The ship was ordered as the Brazilian battleship Rio de Janeiro in June 1911, with the country locked in an arms race against the other two most powerful South American neighbours, Argentina and Chile. Brazil in fact did start the arms race in 1906 with the order of two brand-new Minas Geraes class dreadnoughts, the third country to do so after Britain and the USA. The Argentinians responded by ordering two of their own, the Rivadavia class, all with 12'' (305 mm) guns, while Chile ordered in 1910 two massive superdreadnoughts with 14'' (356 mm) weapons modelled on the new Orion class.
Both Brazilian and Argentinian ships had twelve guns each, but both were forced to respond to Chile's powerful warships in terms of better ones and hull numbers. And so Brazil looked into British yards' proposals for a third dreadnought of their own, to counter this new threat. That dreadnought was eventually named Rio de Janeiro, and exhibited quite the peculiar look: seven turrets with fourteen 12'' guns dotted the silouhette of the ship, the Brazilians initially wanting to go for bigger guns, but retaining instead the now ubiquitous 12'' calibre due to budgetary constraints; the number of barrels was increased to compensate compared to their previous ships. The result was one of the most unique battleships ever built, and the one with the most number of turrets and guns.
Laid down in mid-September 1911, launched in January 1913, the ship would be put up for sale in October because a national financial crisis left no funds to pay for the ship. The Ottomans, preoccupied by the Greek Navy's interest in obtaining a dreadnought, bought the ship (now renamed Sultan Osman-i Evvel) for almost £3 million. However, a conflict that would later be dubbed 'the Great War' broke out in August 1914, during her sea trials.

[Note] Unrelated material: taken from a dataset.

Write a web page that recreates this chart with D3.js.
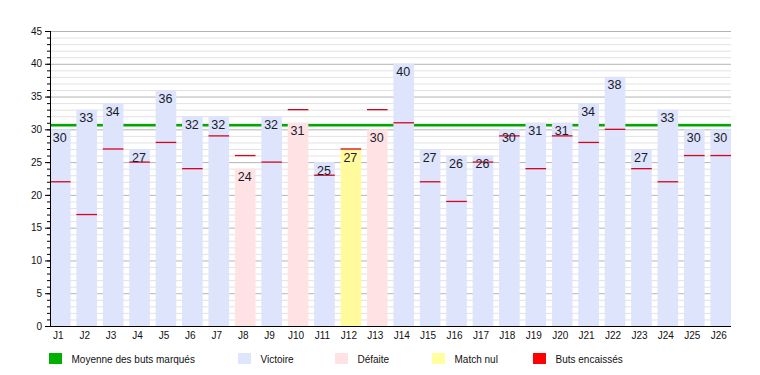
<!DOCTYPE html>
<html>
<head>
<meta charset="utf-8">
<script src="https://cdn.jsdelivr.net/npm/d3@7"></script>
<style>
  body { margin: 0; background: #fff; }
  #chartDiv { width: 760px; height: 375px; }
  text { font-family: "Liberation Sans", Arial, sans-serif; }
</style>
</head>
<body>
<div id="chartDiv"></div>
<script>
// matchdays
var journees = ["J1","J2","J3","J4","J5","J6","J7","J8","J9","J10","J11","J12","J13",
                "J14","J15","J16","J17","J18","J19","J20","J21","J22","J23","J24","J25","J26"];
// buts marqués
var butsMarques = [30,33,34,27,36,32,32,24,32,31,25,27,30,40,27,26,26,30,31,31,34,38,27,33,30,30];
// buts encaissés
var butsEncaisses = [22,17,27,25,28,24,29,26,25,33,23,27,33,31,22,19,25,29,24,29,28,30,24,22,26,26];
// V = victoire, D = défaite, N = match nul
var resultats = ["V","V","V","V","V","V","V","D","V","D","V","N","D",
                 "V","V","V","V","V","V","V","V","V","V","V","V","V"];
var yTicks = [0,5,10,15,20,25,30,35,40,45];
var legendLabels = ["Moyenne des buts marqués","Victoire","Défaite","Match nul","Buts encaissés"];

var colors = {V: "#dde4fb", D: "#ffe2e4", N: "#fffa9c"};
var legendColors = ["#00b000", "#dfe5fc", "#ffe2e6", "#ffff9f", "#ff0000"];

var outerWidth = 760, outerHeight = 375;
var margin = {top: 31, right: 29, bottom: 49, left: 50};
var width = outerWidth - margin.left - margin.right,
    height = outerHeight - margin.top - margin.bottom;

var svg = d3.select("#chartDiv").append("svg")
    .attr("width", outerWidth)
    .attr("height", outerHeight);

var g = svg.append("g")
    .attr("transform", "translate(" + margin.left + "," + margin.top + ")");

var x = d3.scaleBand()
    .domain(journees)
    .range([0, width])
    .paddingInner(0.22)
    .paddingOuter(0);

var y = d3.scaleLinear()
    .domain([0, 45])
    .range([height, 0]);

// minor grid, every 1
g.append("g").selectAll("line")
    .data(d3.range(1, 45).filter(function(v){ return v % 5 !== 0; }))
    .enter().append("line")
    .attr("x1", 0).attr("x2", width)
    .attr("y1", function(d){ return y(d) + 0.5; })
    .attr("y2", function(d){ return y(d) + 0.5; })
    .style("stroke", "#e2e2e2")
    .style("stroke-width", 1);

// major grid
g.append("g").selectAll("line")
    .data(yTicks.slice(1))
    .enter().append("line")
    .attr("x1", 0).attr("x2", width)
    .attr("y1", function(d){ return y(d) + 0.5; })
    .attr("y2", function(d){ return y(d) + 0.5; })
    .style("stroke", "#b4b4b4")
    .style("stroke-width", 1);

// average line
var moyenne = d3.mean(butsMarques);
g.append("line")
    .attr("x1", 0).attr("x2", width)
    .attr("y1", y(moyenne)).attr("y2", y(moyenne))
    .style("stroke", "#00a800")
    .style("stroke-width", 2.5);

// bars
g.selectAll(".bar")
    .data(journees)
    .enter().append("rect")
    .attr("class", "bar")
    .attr("x", function(d){ return x(d); })
    .attr("width", x.bandwidth())
    .attr("y", function(d, i){ return y(butsMarques[i]); })
    .attr("height", function(d, i){ return height - y(butsMarques[i]); })
    .style("fill", function(d, i){ return colors[resultats[i]]; });

// conceded markers
g.selectAll(".enc")
    .data(journees)
    .enter().append("line")
    .attr("class", "enc")
    .attr("x1", function(d){ return x(d); })
    .attr("x2", function(d){ return x(d) + x.bandwidth(); })
    .attr("y1", function(d, i){ return y(butsEncaisses[i]); })
    .attr("y2", function(d, i){ return y(butsEncaisses[i]); })
    .style("stroke", "#d4061e")
    .style("stroke-width", 1.3);

// value labels
g.selectAll(".val")
    .data(journees)
    .enter().append("text")
    .attr("class", "val")
    .attr("x", function(d){ return x(d) + x.bandwidth() / 2 - 0.5; })
    .attr("y", function(d, i){ return y(butsMarques[i]) + 12.5; })
    .attr("text-anchor", "middle")
    .style("font-size", "12.5px")
    .style("fill", "#1a1a2a")
    .text(function(d, i){ return butsMarques[i]; });

// y axis
var yAxis = d3.axisLeft(y).tickValues(yTicks).tickSize(5).tickPadding(3);
var yAxisGroup = g.append("g").call(yAxis);
yAxisGroup.select(".domain").remove();
yAxisGroup.selectAll("text").style("font-size", "10px").style("fill", "#111");

var yMinor = d3.axisLeft(y).tickValues(d3.range(0, 46)).tickSize(3).tickFormat("");
var yMinorGroup = g.append("g").call(yMinor);
yMinorGroup.select(".domain").remove();

g.append("line")
    .attr("x1", 0.5).attr("x2", 0.5)
    .attr("y1", 0).attr("y2", height)
    .style("stroke", "#000");

// x axis
var xAxis = d3.axisBottom(x).tickSize(0).tickPadding(6);
var xAxisGroup = g.append("g")
    .attr("transform", "translate(0," + height + ")")
    .call(xAxis);
xAxisGroup.select(".domain").remove();
xAxisGroup.selectAll("text")
    .attr("dx", "-2")
    .style("font-size", "10px")
    .style("fill", "#111");
g.append("line")
    .attr("x1", 0).attr("x2", width)
    .attr("y1", height + 0.5).attr("y2", height + 0.5)
    .style("stroke", "#000");

// legend
var legendX = [49, 238, 335, 432, 533];
var legend = svg.append("g").selectAll("g")
    .data(legendLabels)
    .enter().append("g")
    .attr("transform", function(d, i){ return "translate(" + legendX[i] + ",353)"; });
legend.append("rect")
    .attr("width", 13).attr("height", 11)
    .style("fill", function(d, i){ return legendColors[i]; });
legend.append("text")
    .attr("x", 22.5).attr("y", 9.5)
    .style("font-size", "10px")
    .style("fill", "#111")
    .text(function(d){ return d; });
</script>
</body>
</html>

Not wanting the ship to potentially be used against them, British authorities seized the battleship along with a second Ottoman vessel (Resadiye, later renamed HMS Erin), which caused considerable resentment in Turkey as these ships had been partially funded by public subscription. These actions later influenced the Ottoman Empire's involvement in World War I.
As for the ship, she was taken in Royal Navy service, renamed once again to HMS Agincourt, and crewed mainly with reservists as there were not enough crew to man all the ships available in such a short time.
Agincourt joined the 4th Battle Squadron of the Grand Fleet in September 1914 but her service career was fairly uneventful: her most notable action is the battle of Jutland, where she fired 144 main battery shells, though it is unclear whether she ever hit a target.
Present at the surrender of the High Seas Fleet in November 1918, it was quickly placed in reserve in Rosyth in March 1919. The Royal Navy decided to convert her into a mobile naval base, after unsuccessful attempts to sell her back to Brazil. However the Washington Naval Treaty prevented her retention by Britain, and so Agincourt was scrapped in 1924.